English, like Persian, was stunted by too many adults learning it for an extended period of time. In this case it was the Scandinavian Vikings who invaded, starting in the eighth-century A.D., and stayed on to marry local women and knit themselves into English society. As new waves of Vikings kept blowing in over generations, children grew up hearing as much "funny" English as native: that is, without gender, using here instead of hither, chucking the difference between has seen and is departed, and so on. Scribes kept writing Old English more or less as if this wasn't happening, but then ... the Norman Conquest put written English on pause.How do languages become complex in the first place? McWhorter argues that this a consequence of what he calls "ingrown" languages, where a population is relatively isolated, and so has the time and freedom to elaborate its language.
For two centuries, the written language of England was French, and when English started being used on paper [parchment and vellum, more likely] again, it was "middle" in the same way as Persian when it came back to light -- slimmed down and more user-friendly [27-28].
Even if we are aware that what is unusual is when a language is less complicated rather than when it is extremely complicated, a temptation always looms to attribute the complexity of language to some kind of utility. The idea that it is due to something as wan as drift or incremental habit formation sits awkwardly in the mind, especially for speakers of a moderately complex a language as English. Surely, we may think, all of that machinery in a language like Pashto must be for something. It couldn't just be buildup, like some ring in a bathtub [55].McWhorter thinks that language complexity is just buildup, and gives plenty of reasons for believing that the complications "vastly overshoot anything that would be of any use to a child getting a grip on the system."
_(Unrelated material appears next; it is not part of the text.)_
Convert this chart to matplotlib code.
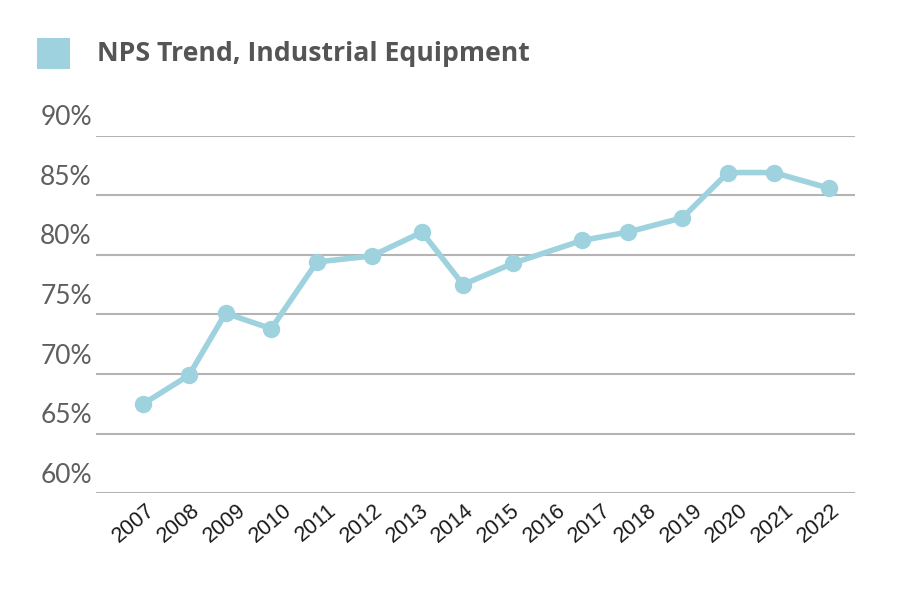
import matplotlib
matplotlib.use("Agg")
import matplotlib.pyplot as plt
import matplotlib.transforms as mtransforms
from matplotlib.patches import Rectangle

# data (x in fractional years)
years = [2007.0, 2008.0, 2008.8, 2009.8, 2010.8, 2012.0, 2013.1, 2014.0,
         2015.1, 2016.6, 2017.6, 2018.8, 2019.8, 2020.8, 2022.0]
nps = [67.5, 69.9, 75.1, 73.8, 79.4, 79.9, 81.9, 77.5,
       79.3, 81.2, 81.9, 83.1, 86.9, 86.9, 85.6]
tick_years = list(range(2007, 2023))
y_ticks = [60, 65, 70, 75, 80, 85, 90]

line_color = '#9dd2de'
grid_color = '#b4b4b4'

fig = plt.figure(figsize=(9, 6), dpi=100)
ax = fig.add_axes([0.107, 0.178, 0.843, 0.596])

# gridlines
for y in y_ticks:
    ax.axhline(y, color=grid_color, lw=1.5, zorder=1)

ax.plot(years, nps, color=line_color, lw=4, marker='o', markersize=11.5,
        solid_capstyle='butt', zorder=3)

ax.set_ylim(60, 90)
ax.set_xlim(2005.97, 2022.58)

for s in ax.spines.values():
    s.set_visible(False)

ax.set_yticks([])
# y labels sit above their gridline, left aligned
for y in y_ticks:
    ax.text(-0.074, y + 0.45, f'{y}%', transform=ax.get_yaxis_transform(),
            ha='left', va='bottom', fontsize=19, color='#5f5f5f',
            family='Lato', fontweight='normal')

ax.set_xticks(tick_years)
ax.set_xticklabels([str(t) for t in tick_years], rotation=40, ha='center',
                   fontsize=15.5, color='#1a1a1a', family='Liberation Sans')
ax.tick_params(axis='x', length=0, pad=5)
off = mtransforms.ScaledTranslation(-10 / 100, 0, fig.dpi_scale_trans)
for lab in ax.get_xticklabels():
    lab.set_transform(lab.get_transform() + off)

# legend-like title
fig.patches.append(Rectangle((37 / 900, 1 - 69 / 600), 33 / 900, 31 / 600,
                             transform=fig.transFigure, facecolor=line_color,
                             edgecolor='none'))
fig.text(97 / 900, 1 - 54 / 600, 'NPS Trend, Industrial Equipment',
         fontsize=19.2, fontweight='bold', color='#555555', family='Open Sans',
         ha='left', va='center')

fig.savefig('out.png', dpi=100)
Languages are complicated because they can be. They complicate as a natural result of millennia of habits developed by people using them quickly and unconsciously. Because babies can pick languages up despite the massive accretion of complexity this yield, languages stay complex -- unless something intervenes, such as grown-ups learning them [59].So, on to my speculation. McWhorter's discussion reminded me of gender, which after all relates to language. English is a relatively ungendered language compared to many others, such as French or German or Spanish. But in such languages, which randomly assign genders to inanimate objects, such as la mesa (how do you tell whether a table is masculine or feminine?), there are also contradictions.
German has a suffix, -chen, that makes things dear and small ... and it has neuter case. That means it takes the article das instead of the masculine der or feminine die. ... But once that suffix exists, you just know that somewhere along along the line, -chen will be applied, quite logically, to a woman to create a word meaning something like girly or maiden. It was: Mädchen. But that meant, automatically, an irregularity -- das Mädchen is a neuter word even though it refers to something clearly female [71].In Spanish, -o is a masculine ending, but the word for hand is feminine: la mano. And so on.
Anyway, this got me to thinking about the way young children assign gender to objects in the world around them, as described by Cordelia Fine in Delusions of Gender (Norton, 2010).
At just ten months old, babies have developed the ability to make mental notes regarding what goes along with being male and female: they will look longer, in surprise, at a picture of a man with an object that was previously only paired with women, and vice versa. This means that children are well-placed, early on, to start learning the gender ropes. As they approach their second birthday, children are already starting to pick up the rudiments of gender stereotyping. There's some tentative evidence that they know for whom fire hats, dolls, makeup, and so on are intended before their second birthday. And at around this time, children start to use gender labels themselves and are able to say to which sex they themselves belong [211].But even as they are forming themselves into little gender cops, they can be fooled, because so many of their gender categories are as arbitrary and fanciful as the notion that a hand is feminine or a girl is neuter:
Indeed, so powerful are these metaphorical gender cues that five-year-old children will confidently declare that a spiky brown tea set and an angry-looking baby doll dressed in rough black clothing are for boys, while a smiling yellow truck adorned with hearts and a yellow hammer strewn with ribbons are for girls [224].So this makes me wonder if the elaboration of such cues might be connected to the elaboration of linguistic categories, both of which seem to be congenial to children, but which can be and sometimes have to be abandoned. In the case of gender, the fanciful imposition of rigid categories, the insistence that everything has to be crammed into one or the other box, doesn't work for most adults. There's a popular tendency to blame bigotry on adult indoctrination of children, but I don't believe it's always so. I think a lot of it is invented by children trying to make sense of the world, who find it difficult and painful to break down the walls they set up at an early age, especially since our minds "harden" as we get older. Just a thought, though.